> Requirements
Each line containing the word "this" must be collected.

★ ★ ★ ★ ★ ★ ★

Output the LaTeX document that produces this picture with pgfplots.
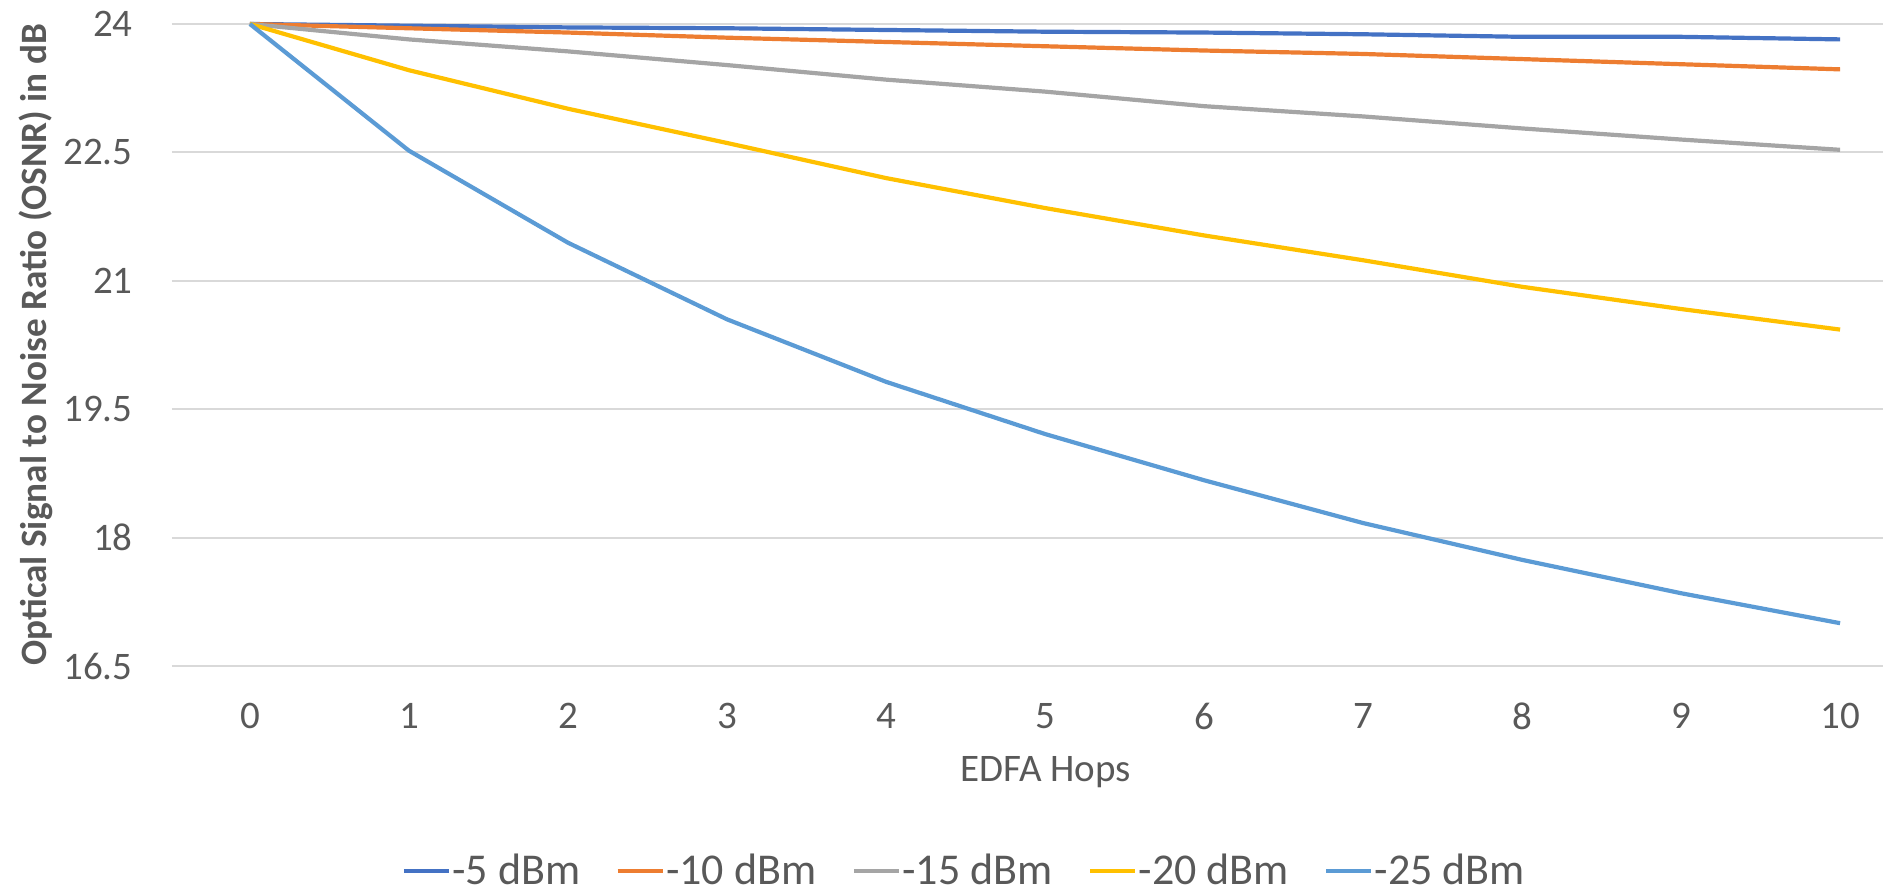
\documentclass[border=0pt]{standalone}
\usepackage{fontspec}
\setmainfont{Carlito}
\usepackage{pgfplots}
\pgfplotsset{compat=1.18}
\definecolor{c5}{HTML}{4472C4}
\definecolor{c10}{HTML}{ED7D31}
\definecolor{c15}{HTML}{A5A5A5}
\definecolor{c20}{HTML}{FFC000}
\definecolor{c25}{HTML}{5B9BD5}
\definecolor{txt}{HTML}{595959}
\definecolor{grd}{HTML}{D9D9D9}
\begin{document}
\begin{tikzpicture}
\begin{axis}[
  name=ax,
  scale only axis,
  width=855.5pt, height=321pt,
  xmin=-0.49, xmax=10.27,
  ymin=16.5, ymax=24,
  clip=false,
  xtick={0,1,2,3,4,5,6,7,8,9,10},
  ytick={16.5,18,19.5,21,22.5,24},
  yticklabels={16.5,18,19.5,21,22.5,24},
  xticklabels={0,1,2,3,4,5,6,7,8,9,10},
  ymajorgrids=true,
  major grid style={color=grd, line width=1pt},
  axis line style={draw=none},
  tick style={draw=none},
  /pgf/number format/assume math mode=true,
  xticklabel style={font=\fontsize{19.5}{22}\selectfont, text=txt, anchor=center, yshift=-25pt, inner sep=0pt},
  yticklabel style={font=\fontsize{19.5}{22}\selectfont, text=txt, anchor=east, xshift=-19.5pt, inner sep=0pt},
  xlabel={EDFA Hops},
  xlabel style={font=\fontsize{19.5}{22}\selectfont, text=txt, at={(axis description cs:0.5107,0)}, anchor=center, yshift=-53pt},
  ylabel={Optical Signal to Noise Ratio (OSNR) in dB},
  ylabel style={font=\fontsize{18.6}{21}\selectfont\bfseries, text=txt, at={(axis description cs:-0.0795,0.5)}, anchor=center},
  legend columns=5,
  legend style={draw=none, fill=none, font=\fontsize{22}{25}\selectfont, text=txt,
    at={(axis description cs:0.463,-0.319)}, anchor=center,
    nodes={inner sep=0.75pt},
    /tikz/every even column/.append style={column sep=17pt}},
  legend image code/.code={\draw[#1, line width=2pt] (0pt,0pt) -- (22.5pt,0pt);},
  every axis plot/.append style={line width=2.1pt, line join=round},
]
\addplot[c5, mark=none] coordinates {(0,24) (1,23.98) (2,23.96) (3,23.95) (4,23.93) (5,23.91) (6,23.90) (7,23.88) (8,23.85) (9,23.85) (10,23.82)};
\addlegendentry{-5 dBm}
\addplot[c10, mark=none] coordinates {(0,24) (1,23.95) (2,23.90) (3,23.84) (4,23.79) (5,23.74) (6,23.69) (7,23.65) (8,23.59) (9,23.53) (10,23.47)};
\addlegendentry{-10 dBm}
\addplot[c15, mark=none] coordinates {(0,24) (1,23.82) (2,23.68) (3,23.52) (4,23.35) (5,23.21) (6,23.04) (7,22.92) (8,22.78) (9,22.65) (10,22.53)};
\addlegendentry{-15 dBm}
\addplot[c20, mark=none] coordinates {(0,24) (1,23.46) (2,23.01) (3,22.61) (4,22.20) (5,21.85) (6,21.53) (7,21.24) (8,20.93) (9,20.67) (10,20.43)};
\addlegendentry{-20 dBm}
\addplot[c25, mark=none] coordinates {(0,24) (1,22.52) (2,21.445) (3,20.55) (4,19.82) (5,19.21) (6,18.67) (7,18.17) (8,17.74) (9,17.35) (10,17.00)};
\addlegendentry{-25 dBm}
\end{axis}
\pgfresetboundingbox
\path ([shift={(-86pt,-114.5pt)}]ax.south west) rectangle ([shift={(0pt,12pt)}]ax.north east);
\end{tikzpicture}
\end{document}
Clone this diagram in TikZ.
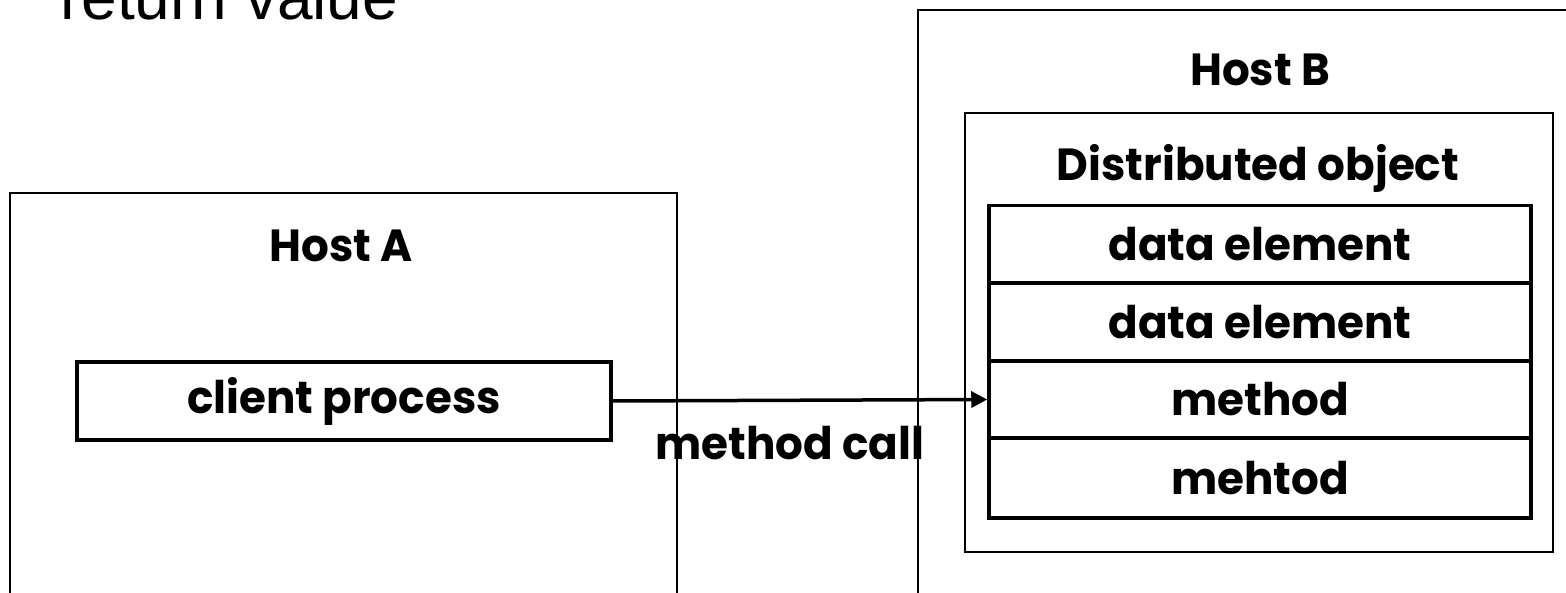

★ ★ ★ ★ ★ ★ ★

> Full answer
Output the LaTeX document that produces this picture with pgfplots.
Clone this diagram in TikZ.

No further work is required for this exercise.